**DATA SEGMENT:**

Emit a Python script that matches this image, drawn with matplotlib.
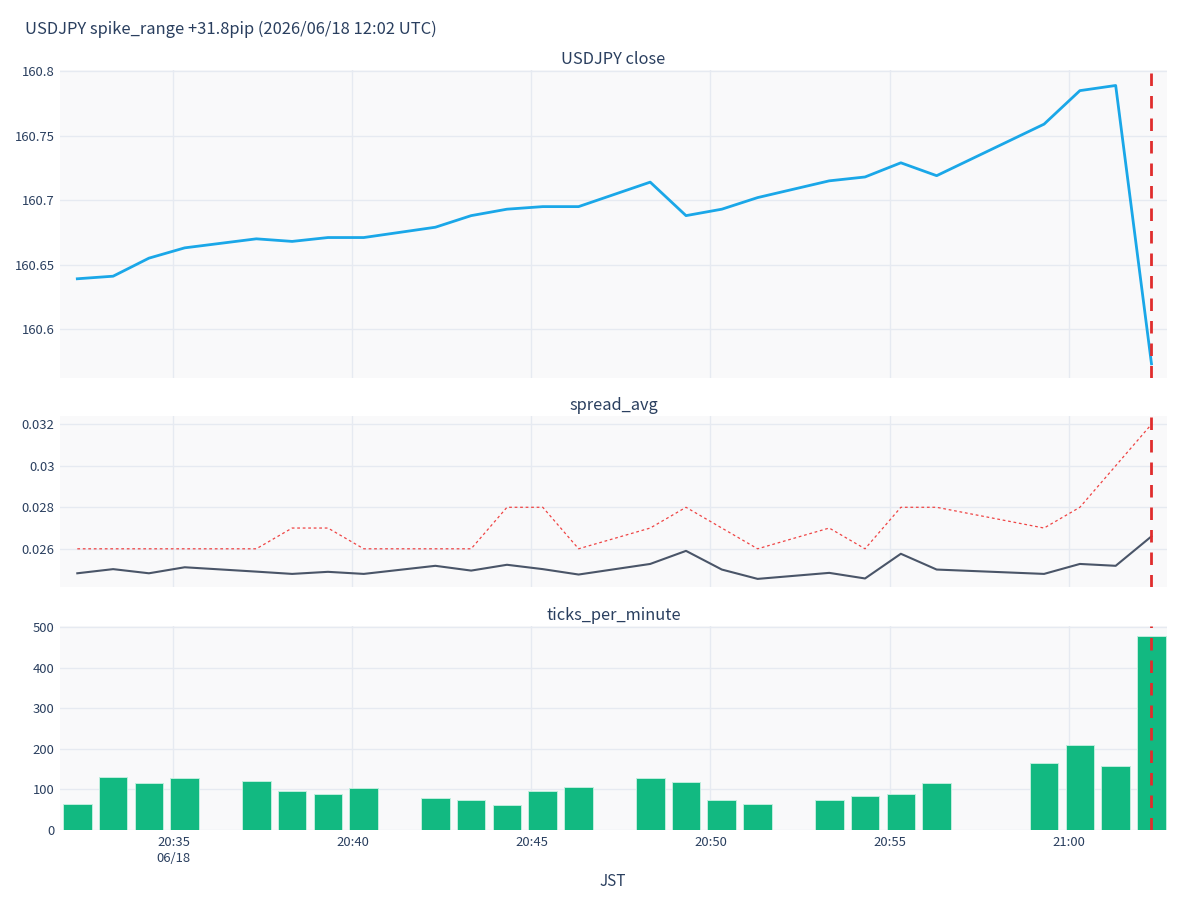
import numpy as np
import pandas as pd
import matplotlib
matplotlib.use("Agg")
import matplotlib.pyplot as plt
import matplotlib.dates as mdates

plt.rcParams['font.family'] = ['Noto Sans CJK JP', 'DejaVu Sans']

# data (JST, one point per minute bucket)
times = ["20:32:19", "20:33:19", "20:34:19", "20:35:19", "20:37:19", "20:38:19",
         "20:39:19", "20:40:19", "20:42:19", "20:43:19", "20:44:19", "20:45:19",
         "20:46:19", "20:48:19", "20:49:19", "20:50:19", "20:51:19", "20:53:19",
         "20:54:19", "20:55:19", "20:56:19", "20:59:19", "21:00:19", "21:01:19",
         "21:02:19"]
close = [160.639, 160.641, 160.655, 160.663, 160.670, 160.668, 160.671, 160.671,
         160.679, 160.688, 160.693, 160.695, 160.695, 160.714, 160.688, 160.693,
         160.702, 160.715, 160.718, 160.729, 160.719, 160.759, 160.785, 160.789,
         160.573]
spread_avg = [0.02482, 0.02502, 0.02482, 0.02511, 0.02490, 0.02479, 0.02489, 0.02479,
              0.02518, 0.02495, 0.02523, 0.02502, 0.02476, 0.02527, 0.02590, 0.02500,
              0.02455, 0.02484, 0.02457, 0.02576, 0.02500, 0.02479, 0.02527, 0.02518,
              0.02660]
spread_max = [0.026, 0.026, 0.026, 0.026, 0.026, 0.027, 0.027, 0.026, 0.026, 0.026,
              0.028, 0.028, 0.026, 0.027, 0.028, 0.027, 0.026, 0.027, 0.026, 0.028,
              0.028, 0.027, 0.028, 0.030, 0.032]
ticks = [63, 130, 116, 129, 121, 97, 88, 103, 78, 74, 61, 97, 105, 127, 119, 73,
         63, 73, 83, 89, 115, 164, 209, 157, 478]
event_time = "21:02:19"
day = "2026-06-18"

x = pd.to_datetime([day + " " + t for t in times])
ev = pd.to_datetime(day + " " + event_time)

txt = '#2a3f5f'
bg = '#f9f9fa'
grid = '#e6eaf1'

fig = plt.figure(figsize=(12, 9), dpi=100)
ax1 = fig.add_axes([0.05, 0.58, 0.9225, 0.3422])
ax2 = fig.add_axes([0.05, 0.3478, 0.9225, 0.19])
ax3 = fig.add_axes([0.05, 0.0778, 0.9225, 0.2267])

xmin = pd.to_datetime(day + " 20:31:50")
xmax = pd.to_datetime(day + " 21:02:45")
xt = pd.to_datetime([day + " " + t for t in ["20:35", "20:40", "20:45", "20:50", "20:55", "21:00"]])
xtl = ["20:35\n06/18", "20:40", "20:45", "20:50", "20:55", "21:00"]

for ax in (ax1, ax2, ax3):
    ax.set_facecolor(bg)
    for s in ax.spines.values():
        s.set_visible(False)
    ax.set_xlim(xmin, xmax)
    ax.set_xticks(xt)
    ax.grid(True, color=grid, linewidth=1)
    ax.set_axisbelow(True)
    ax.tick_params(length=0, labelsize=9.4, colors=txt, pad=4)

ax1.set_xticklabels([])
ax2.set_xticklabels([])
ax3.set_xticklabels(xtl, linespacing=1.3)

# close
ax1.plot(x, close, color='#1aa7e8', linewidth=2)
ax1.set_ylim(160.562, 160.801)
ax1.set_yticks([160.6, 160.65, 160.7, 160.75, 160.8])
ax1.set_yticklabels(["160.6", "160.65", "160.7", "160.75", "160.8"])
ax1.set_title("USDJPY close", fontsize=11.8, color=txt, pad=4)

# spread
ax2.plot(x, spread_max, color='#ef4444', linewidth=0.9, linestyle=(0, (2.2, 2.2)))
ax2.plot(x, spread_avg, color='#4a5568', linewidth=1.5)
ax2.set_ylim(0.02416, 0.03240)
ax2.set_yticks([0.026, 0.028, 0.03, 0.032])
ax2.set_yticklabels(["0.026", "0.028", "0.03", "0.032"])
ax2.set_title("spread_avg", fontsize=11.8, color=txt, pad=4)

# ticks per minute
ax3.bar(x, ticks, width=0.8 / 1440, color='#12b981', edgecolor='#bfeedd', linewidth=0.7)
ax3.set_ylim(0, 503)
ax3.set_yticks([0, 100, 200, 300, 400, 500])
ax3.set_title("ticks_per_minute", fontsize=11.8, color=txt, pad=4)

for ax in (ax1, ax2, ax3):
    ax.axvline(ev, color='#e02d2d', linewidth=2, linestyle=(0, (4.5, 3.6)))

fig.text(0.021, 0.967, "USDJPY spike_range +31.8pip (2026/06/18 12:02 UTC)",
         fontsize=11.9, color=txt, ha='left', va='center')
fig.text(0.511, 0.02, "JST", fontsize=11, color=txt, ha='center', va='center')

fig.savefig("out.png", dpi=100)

**EXERCISE INSTRUCTIONS:**
Please repeat exactly the data above from its first line to the line that contains "plt.rcParams['font.family'] = ['Noto", inclusive, and leave every picture out.

**OUTPUT:**
Emit a Python script that matches this image, drawn with matplotlib.
import numpy as np
import pandas as pd
import matplotlib
matplotlib.use("Agg")
import matplotlib.pyplot as plt
import matplotlib.dates as mdates

plt.rcParams['font.family'] = ['Noto Sans CJK JP', 'DejaVu Sans']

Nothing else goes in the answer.